New Parma library manager waited years for chance to live in the United States
By Bob Sandrick, Parma Sun Post
February 13, 2010, 8:53AM

PARMA Nick Cronin was 19 when he first came to America from Belfast, Northern Ireland. He was so impressed that he didn’t want to leave.
Cronin was here as a summer camp counselor. He taught outdoor sports to children in Maine.
Then they hitchhiked along the West Coast in California. Americans were excited to introduce Cronin and his friends to the United States.
“I fell in love with the landscape and the people,” Cronin said. “I always had it in my mind to try to come back here on a permanent basis.”
Cronin’s dream came true more than 10 years later, after he had started a career as a librarian in Northern Ireland.
KYLE LANZER/SUN NEWS
Today, Cronin, 47, is manager of the Parma-South branch of the Cuyahoga County Public Library.
Cronin, who lives in Rocky River, took the reigns last month from Dodi Lettus, who retired recently after more than 30 years with the county library.
The road from Belfast to Parma was a precarious one for Cronin.
When Cronin was growing up in the 1960s and 1970s, Belfast was a war zone between Catholics and Protestants. There were riots, kidnappings and assassinations.
“You hear about people coming from troubled areas growing used to it,” Cronin said. “I suppose that was true for me because it was normality for me.”
“It was just the way things were,” Cronin said. “I never lived in any other kind of society.”
Cronin and his family, who are Catholic, lived in a relatively peaceful part of Belfast where Catholics and Protestants intermingled, but the violence wasn’t far away.
“You developed a street sense, to know where to go and what time to go, and areas you shouldn’t be going to,” Cronin said.
Cronin’s parents and grandparents were educators, so he decided to follow their footsteps. He received a bachelor’s degree in English and American literature at the University of Kent at Canterbury in England.
Then Cronin earned a master’s degree in Anglo-Irish literature at the University of Coleraine in Northern Ireland.
Cronin taught for a while but soon realized that it wasn’t for him.
“It was just a gut feeling that it wasn’t quite the right fit,” Cronin said.
Cronin’s parents had introduced him to libraries when he was a young boy so he decided to make a career switch to library science.
Toward that end, Cronin received a post-graduate degree in library and information science from Queen’s University Belfast.
Then Cronin landed a job with a library about 30 miles outside of Belfast.
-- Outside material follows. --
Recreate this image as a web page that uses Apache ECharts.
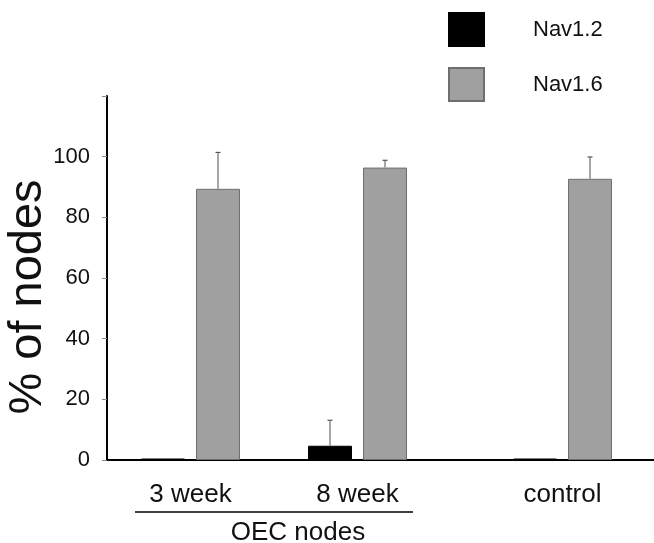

It had little money and few resources compared to libraries in America.
Meanwhile, Cronin had applied for a green card so that he could live in America, but the application process was a long one, taking several years.
“As I approached the age of 30, I thought it had become a pipe dream,” Cronin said.
In the 1990s, however, the system was changed. The names of green card candidates were chosen in a lottery. It shortened the process considerably.
In 1993, the second year of the lottery, Cronin’s name was drawn. He arrived in America the same year.
“I remember coming to America and feeling a sense of relief that (the violence) was no longer in the background,” Cronin said.
Cronin settled in Greater Cleveland because a friend lived in Euclid. That’s where he stayed at first.
It took Cronin two days to find a job at the Lakewood Public Library.
“When I called home, they thought I was making it up because unemployment at home was so high at the time,” Cronin said. “They couldn’t believe I had found a job in a day and a half.”
From Lakewood, Cronin joined the Cuyahoga County library, first as adult services manager at the Parma-South branch in 1999.
Then Cronin became manager at the Olmsted Falls branch and spent the last two years or so at the Parma Heights branch as manager there.
Today, when he isn’t working, Cronin plays soccer in a Brunswick recreational league. He loves to read about World War II.
Most of the books Cronin reads are borrowed from the library because the majority of his personal collection is back home in Northern Ireland.
“Books are one of the heaviest things to transport and I only brought the bare essentials with me,” Cronin said.
Cronin loves the whole experience of reading.
“You can lose yourself more in a book than by surfing the Internet,” Cronin said.